ASN1_REFERENCE is... interesting. I've not needed it, but some RPC protocols support intra-payload and even circular references, so if you have a need for that (hopefully you don't), then your ASN1_REFERENCE would be useful indeed.
ASN1_RATIONAL is just a tagged sequence of numerator and denominator, with a constraint that the denominator must not be zero.
OBJECT IDENTIFIER RELATIVE TO is just a CHOICE of OBJECT IDENTIFIER and RELATIVE IDENTIFIER.
Re: SDER... yeah, so Heimdal's codec produces DER but accepts a subset of BER for interop with OpenSSL and others. If you really want streaming then you'll want a variant of OER with fixed-length lengths (which IMO OER should have had, dammit), which then looks a lot like XDR but with different alignment and more types.

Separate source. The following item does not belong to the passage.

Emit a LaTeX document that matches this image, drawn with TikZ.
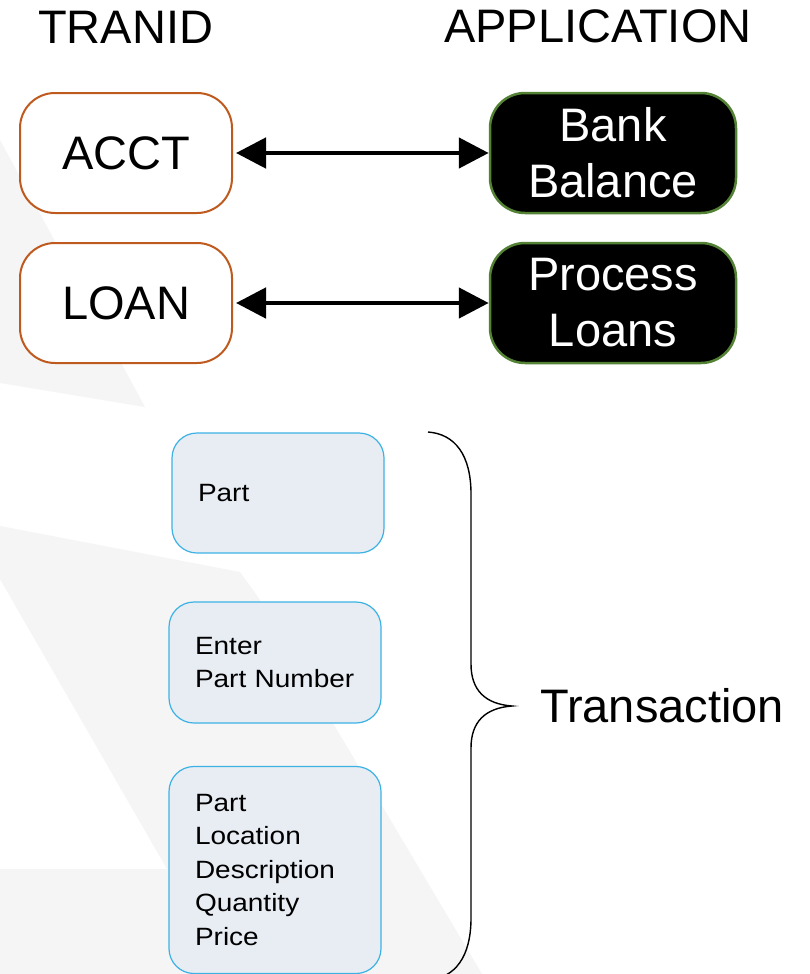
\documentclass[tikz,border=0pt]{standalone}
\usepackage{fontspec}
\setmainfont{Liberation Sans}
\newfontfamily\smallfont[FakeStretch=1.12]{Liberation Sans}
\usetikzlibrary{arrows.meta}
\definecolor{bggray}{RGB}{245,245,245}
\definecolor{tranborder}{RGB}{190,90,30}
\definecolor{appborder}{RGB}{84,130,53}
\definecolor{partfill}{RGB}{232,237,244}
\definecolor{partborder}{RGB}{60,178,228}
\begin{document}
\begin{tikzpicture}[x=1pt,y=-1pt,
  bigtext/.style={font=\fontsize{47}{56}\selectfont},
  tranbox/.style={draw=tranborder, line width=2pt, fill=white, rounded corners=35pt, minimum width=212pt, minimum height=120pt, inner sep=0pt, bigtext},
  appbox/.style={draw=appborder, line width=2.5pt, fill=black, text=white, rounded corners=35pt, minimum width=246pt, minimum height=120pt, inner sep=0pt, align=center, bigtext},
  partbox/.style={draw=partborder, line width=1.2pt, fill=partfill, rounded corners=25pt, inner xsep=26pt, inner ysep=0pt, text width=160pt, minimum height=#1, align=left, font=\smallfont\fontsize{25}{33.5}\selectfont},
  link/.style={{Triangle[length=30pt,width=30pt]}-{Triangle[length=30pt,width=30pt]}, line width=4.8pt, shorten <=3pt},
  bracepath/.style={line width=1.4pt, black}
]
\useasboundingbox (0,0) rectangle (810,974);
\fill[white] (0,0) rectangle (810,974);
% background shapes
\fill[bggray] (0,140) -- (145,407) -- (0,383) -- cycle;
\fill[bggray] (0,526) -- (240,572) -- (258,597) -- (482,974) -- (0,974) -- (0,869) -- (167,869) -- (0,579) -- cycle;

% titles
\node[bigtext, anchor=base west, inner sep=0pt] (tranid) at (38,44) {TRANID};
\node[bigtext, anchor=base west, inner sep=0pt] (application) at (444,43) {APPLICATION};

% top boxes
\node[tranbox] (acct) at (126,153) {ACCT};
\node[tranbox] (loan) at (126,303) {LOAN};
\node[appbox] (bank) at (613,153) {Bank\\Balance};
\node[appbox] (proc) at (613,303) {Process\\Loans};

\draw[link] (acct) -- (bank);
\draw[link] (loan) -- (proc);

% transaction boxes
\node[partbox=120pt] (part) at (278,493) {Part};
\node[partbox=121pt] (enter) at (275,662.5) {Enter\\Part Number};
\node[partbox=207pt] (details) at (275,870) {Part\\Location\\Description\\Quantity\\Price};

% brace
\draw[bracepath] (428,432) .. controls (455,434) and (471,455) .. (471,494)
  -- (471,664) .. controls (471,690) and (485,704) .. (512,706)
  .. controls (485,708) and (471,722) .. (471,748)
  -- (471,918) .. controls (471,957) and (455,978) .. (428,980);

\node[bigtext, anchor=base west, inner sep=0pt] (transaction) at (540,722) {Transaction};
\end{tikzpicture}
\end{document}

> ASN1_BCD_STRING can be just IA5String with a constraint attached...
The abstract meaning matches, but the format is differently.
> ASN1_OUT_OF_BAND can just be a NULL with an APPLICATION tag or whatever
There are some uses of having a dedicated "out of band" type, such as being able to find them regardless of the schema (e.g. it might be used by a protocol that can use data with any schemas, but allows out of band data with any schema for some reason, and might want to modify the representations of out of band data when sending it to someone else).
> ASN1_IDENTIFIED_DATA... ASN.1 has EMBEDDED-PDV, open types, and the TYPE-IDENTIFIER class -- there are many ways to do this in ASN.1
EMBEDDED-PDV and those other things are different situations than I am doing, although it is similar, the use is not quite the same. ASN1_IDENTIFIED_DATA is simpler in some ways but also allows some things that EMBEDDED-PDV does not do.
Programs can also use ASN1_IDENTIFIED_DATA to identify the schema of a file that uses this type (and potentially be able to e.g. uncompress or decrypt it; this is the reason why the identifiers are allowed to be sequences and not only plain OIDs), or a part of another file.
> ASN1_REFERENCE is... interesting. I've not needed it, but some RPC protocols support intra-payload and even circular references, so if you have a need for that (hopefully you don't), then your ASN1_REFERENCE would be useful indeed.
Yes, it is what I thought too. So far I have not needed it either, but it might sometimes be useful.
> ASN1_RATIONAL is just a tagged sequence of numerator and denominator, with a constraint...
It can be defined as such in standard ASN.1, and the format is the same as that, but the abstract meaning is different. There is also a further constraint for the canonical form.
(Currently, the only place I have used this type is the tempo ratio in the .BGM lumps in Super ZZ Zero, but it would have other uses too, such as when converting data from other formats that have a rational number type.)
> OBJECT IDENTIFIER RELATIVE TO is just a CHOICE of OBJECT IDENTIFIER and RELATIVE IDENTIFIER.
It can be implemented that way in standard ASN.1 and has the same DER representation as your described type, although the abstract meaning is essentially the same as OBJECT IDENTIFIER and there is an additional constraint in the canonical form (as far as I know, this additional constraint cannot be written in standard ASN.1, but Super ZZ Zero cares about it being in canonical form (except for sound card identifiers in .BGM lumps, but this is an implementation detail for that specific part of the program)).
> I had kind of expected a subset of x.680.
Currently I am not using the schema format for ASN.1X (nor do I use the schema format of standard ASN.1); if someone else does then they might implement a variant of X.680 for use with ASN.1X. I probably would remove some stuff (and add some stuff) if I did make a variant, though.
(The use of ASN.1X is also not defined for JER, XER, OER, etc; if someone needs to, then they might do that.)